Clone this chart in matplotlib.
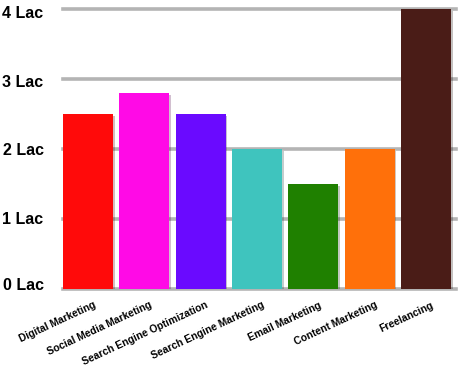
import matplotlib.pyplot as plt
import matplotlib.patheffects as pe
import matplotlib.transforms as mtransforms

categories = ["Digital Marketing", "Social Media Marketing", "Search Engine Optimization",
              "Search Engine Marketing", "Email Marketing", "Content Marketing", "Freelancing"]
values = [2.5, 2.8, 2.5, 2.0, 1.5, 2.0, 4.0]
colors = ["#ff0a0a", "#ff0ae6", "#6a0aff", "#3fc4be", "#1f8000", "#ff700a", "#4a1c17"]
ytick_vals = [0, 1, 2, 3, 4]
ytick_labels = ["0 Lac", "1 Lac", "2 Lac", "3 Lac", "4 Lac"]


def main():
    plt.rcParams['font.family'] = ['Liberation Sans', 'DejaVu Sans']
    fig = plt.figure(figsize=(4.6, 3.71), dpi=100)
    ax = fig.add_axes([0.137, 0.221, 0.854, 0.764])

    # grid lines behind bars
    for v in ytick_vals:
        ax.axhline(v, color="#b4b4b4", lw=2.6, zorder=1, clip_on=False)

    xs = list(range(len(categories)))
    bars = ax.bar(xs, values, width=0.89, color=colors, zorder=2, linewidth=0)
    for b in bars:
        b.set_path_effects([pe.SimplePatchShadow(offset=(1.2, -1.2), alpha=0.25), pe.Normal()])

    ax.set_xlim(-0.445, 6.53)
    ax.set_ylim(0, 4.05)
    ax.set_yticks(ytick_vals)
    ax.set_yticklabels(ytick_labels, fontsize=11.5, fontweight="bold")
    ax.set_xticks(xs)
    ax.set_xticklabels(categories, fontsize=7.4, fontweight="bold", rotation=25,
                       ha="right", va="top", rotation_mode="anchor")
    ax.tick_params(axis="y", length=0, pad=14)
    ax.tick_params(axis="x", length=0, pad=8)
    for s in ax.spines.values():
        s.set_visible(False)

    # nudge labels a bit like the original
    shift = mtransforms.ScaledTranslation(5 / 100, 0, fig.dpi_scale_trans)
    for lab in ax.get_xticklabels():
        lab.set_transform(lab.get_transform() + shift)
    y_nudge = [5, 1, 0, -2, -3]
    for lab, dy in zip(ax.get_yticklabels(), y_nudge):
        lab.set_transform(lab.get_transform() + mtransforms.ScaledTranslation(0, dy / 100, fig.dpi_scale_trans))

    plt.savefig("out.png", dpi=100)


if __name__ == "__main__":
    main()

+ + + +

__Task goal__. Repeat the material verbatim. Do not carry over any picture.

__Finished task__.
Clone this chart in matplotlib.
import matplotlib.pyplot as plt
import matplotlib.patheffects as pe
import matplotlib.transforms as mtransforms

categories = ["Digital Marketing", "Social Media Marketing", "Search Engine Optimization",
              "Search Engine Marketing", "Email Marketing", "Content Marketing", "Freelancing"]
values = [2.5, 2.8, 2.5, 2.0, 1.5, 2.0, 4.0]
colors = ["#ff0a0a", "#ff0ae6", "#6a0aff", "#3fc4be", "#1f8000", "#ff700a", "#4a1c17"]
ytick_vals = [0, 1, 2, 3, 4]
ytick_labels = ["0 Lac", "1 Lac", "2 Lac", "3 Lac", "4 Lac"]


def main():
    plt.rcParams['font.family'] = ['Liberation Sans', 'DejaVu Sans']
    fig = plt.figure(figsize=(4.6, 3.71), dpi=100)
    ax = fig.add_axes([0.137, 0.221, 0.854, 0.764])

    # grid lines behind bars
    for v in ytick_vals:
        ax.axhline(v, color="#b4b4b4", lw=2.6, zorder=1, clip_on=False)

    xs = list(range(len(categories)))
    bars = ax.bar(xs, values, width=0.89, color=colors, zorder=2, linewidth=0)
    for b in bars:
        b.set_path_effects([pe.SimplePatchShadow(offset=(1.2, -1.2), alpha=0.25), pe.Normal()])

    ax.set_xlim(-0.445, 6.53)
    ax.set_ylim(0, 4.05)
    ax.set_yticks(ytick_vals)
    ax.set_yticklabels(ytick_labels, fontsize=11.5, fontweight="bold")
    ax.set_xticks(xs)
    ax.set_xticklabels(categories, fontsize=7.4, fontweight="bold", rotation=25,
                       ha="right", va="top", rotation_mode="anchor")
    ax.tick_params(axis="y", length=0, pad=14)
    ax.tick_params(axis="x", length=0, pad=8)
    for s in ax.spines.values():
        s.set_visible(False)

    # nudge labels a bit like the original
    shift = mtransforms.ScaledTranslation(5 / 100, 0, fig.dpi_scale_trans)
    for lab in ax.get_xticklabels():
        lab.set_transform(lab.get_transform() + shift)
    y_nudge = [5, 1, 0, -2, -3]
    for lab, dy in zip(ax.get_yticklabels(), y_nudge):
        lab.set_transform(lab.get_transform() + mtransforms.ScaledTranslation(0, dy / 100, fig.dpi_scale_trans))

    plt.savefig("out.png", dpi=100)


if __name__ == "__main__":
    main()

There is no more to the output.